Actually, I will be staying in Rutherfordton which is in Rutherford County, east of Henderson County . Still, any roadie info would help. Thx


----------



## chrislh (Oct 2, 2005)

i live in the area, check out abrc.net they usually have some kind of training rides listed or call Liberty bikes 828-274-2453. since u r so so on climbing i would recommend some rides in the Etowah/Mills River area. abrc rides usually do alot of climbing


----------



## Ride Up Grades (Aug 1, 2006)

The riding in and around Rutherford County is great. You can find a good route pretty easily. The ROC hosts group rides on Tuesday, Thursday and Saturday, and the ones during the week are no drop. This link to the Rutherford Outdoor Coalition's Bike page has ride maps and cuesheets. Also, you can connect some of these routes together pretty easily: 

http://www.rutherfordoutdoor.org/roc_web_site_008.htm

Everytime I'm on vacation at Lake Lure, I get as many rides in as I can, mostly in the Western side of the county. I've spent most of my time on a route connecting the Bill's Creek Loop, Gilkey Loop and Tanner Double Loop. I'm much more of a climber, so these are the routes I prefer. I've ridden the Camp Creek Loop as a shorter, more recovery oriented ride (if you ride this one, when Depriest T bones into an unmarked intersection, go to the left, not the right. Then take the Right on Ed Thompson). I also think that I did a ride that is similar to the Gilbert Windshield. In general, most of the riding takes place on 2 lane country roads with little traffic, and the few cars you tend to see tend give you lots of space when they pass you. Road quality ranges from phenomenal (freshly paved) to the rock and tar roads that are jarring. Still, not a lot of potholes, especially compared to Atlanta, where I'm from.
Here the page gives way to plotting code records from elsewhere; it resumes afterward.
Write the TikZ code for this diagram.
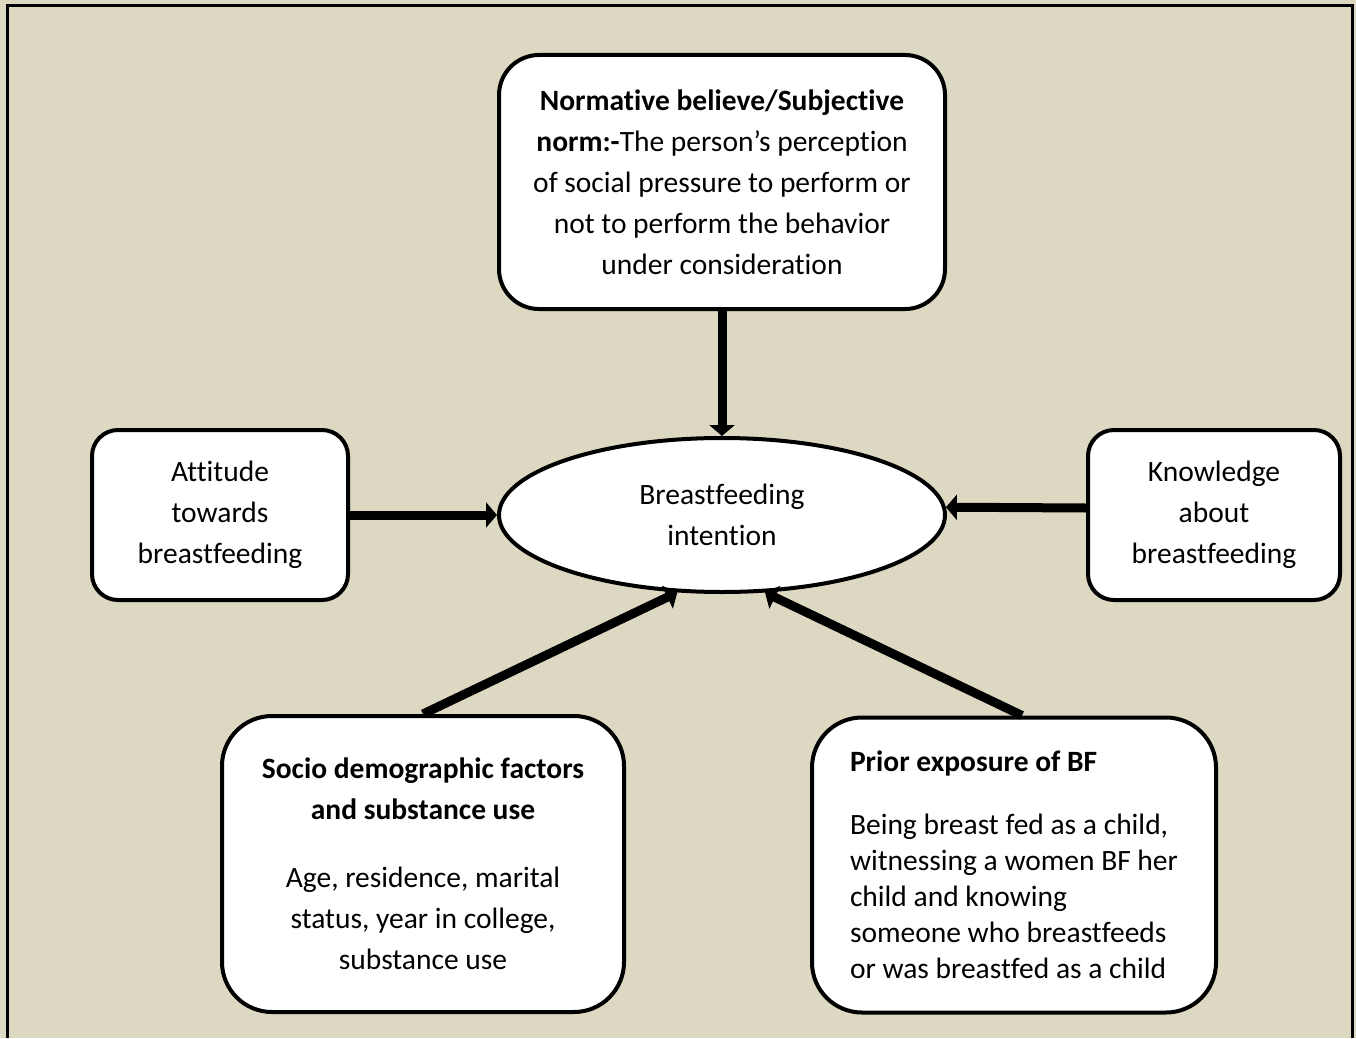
\documentclass[tikz,border=0pt]{standalone}
\usepackage{fontspec}
\setmainfont{Carlito}[Ligatures=NoCommon]
\usetikzlibrary{shapes.geometric, arrows.meta}
\definecolor{tan-bg}{HTML}{DDD8C2}

\begin{document}
\begin{tikzpicture}[x=1pt, y=-1pt,
        every node/.style={font=\fontsize{29.5}{41}\selectfont},
        factor/.style={draw, line width=4pt, fill=white, align=center},
        link/.style={line width=9pt, -{Triangle[length=11pt, width=25pt]}}]
      % page and frame
      \useasboundingbox (0,0) rectangle (1356,1038);
      \fill[tan-bg] (0,0) rectangle (1356,1038);
      \draw[line width=3pt] (7,1038) -- (7,6) -- (1352,6) -- (1352,1038);
      % centre
      \node[factor, ellipse, minimum width=446pt, minimum height=154pt] (intent) at (722,515)
            {Breastfeeding\\ intention};
      % top factor
      \node[factor, rounded corners=40pt, minimum width=446pt, minimum height=254pt] (norm) at (722,182)
            {\textbf{Normative believe/Subjective}\\ \textbf{norm:-}The person’s perception\\
             of social pressure to perform or\\ not to perform the behavior\\ under consideration};
      % side factors
      \node[factor, rounded corners=26pt, minimum width=256pt, minimum height=170pt] (attitude) at (220,515)
            {Attitude\\ towards\\ breastfeeding};
      \node[factor, rounded corners=26pt, minimum width=252pt, minimum height=170pt] (know) at (1214,515)
            {Knowledge\\ about\\ breastfeeding};
      % bottom factors
      \node[factor, rounded corners=50pt, minimum width=402pt, minimum height=296pt] (socio) at (423,864)
            {\textbf{Socio demographic factors}\\ \textbf{and substance use}\\[27pt]
             Age, residence, marital\\ status, year in college,\\ substance use};
      \node[factor, rounded corners=50pt, minimum width=404pt, minimum height=295pt,
            align=flush left, text width=328pt, font=\fontsize{29.5}{36}\selectfont] (prior) at (1014,865)
            {\textbf{Prior exposure of BF}\\[27pt]
             Being breast fed as a child,\\ witnessing a women BF her\\ child and knowing\\
             someone who breastfeeds\\ or was breastfed as a child};
      % arrows into the ellipse
      \draw[link] (norm.south) -- (intent.north);
      \draw[link] (attitude.east) -- (intent.west);
      \draw[link] ([yshift=7pt]know.west) -- (intent.2);
      \draw[link] (socio.north) -- (intent.240);
      \draw[link] ([xshift=8pt]prior.north) -- (intent.299);
    \end{tikzpicture}
\end{document}
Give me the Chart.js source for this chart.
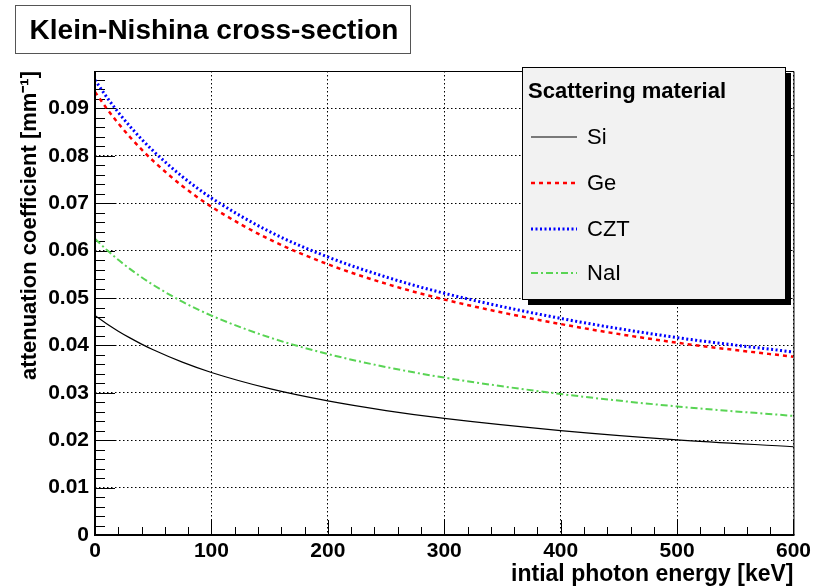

The biggest hassle you might face are dogs that will chase you, but they lose interest pretty fast when you accelerate. Most of the terrain is rolling, but the hills increase in length and intensity as you move towards Lake Lure. Once you're at the top, you can have some screaming descents though.


----------



## Mark41 (Oct 18, 2005)

*Ride Maps*

As you go into Lake Lure from Ashville there is a welcome center on the left side of the Hwy near a city park. They have an excellent map of the local bicycle rides. From 15 miles and up.


----------



## geo t (Nov 4, 2005)

*thanks*

Thnaks for the info guys. Didn't bring the bike because the wife had too many things planned for the short amount of time we were there, plus I had to get some fishing in. I am going to work on my climbing for the next time we go there though. It was beautiful there and we will be back.


----------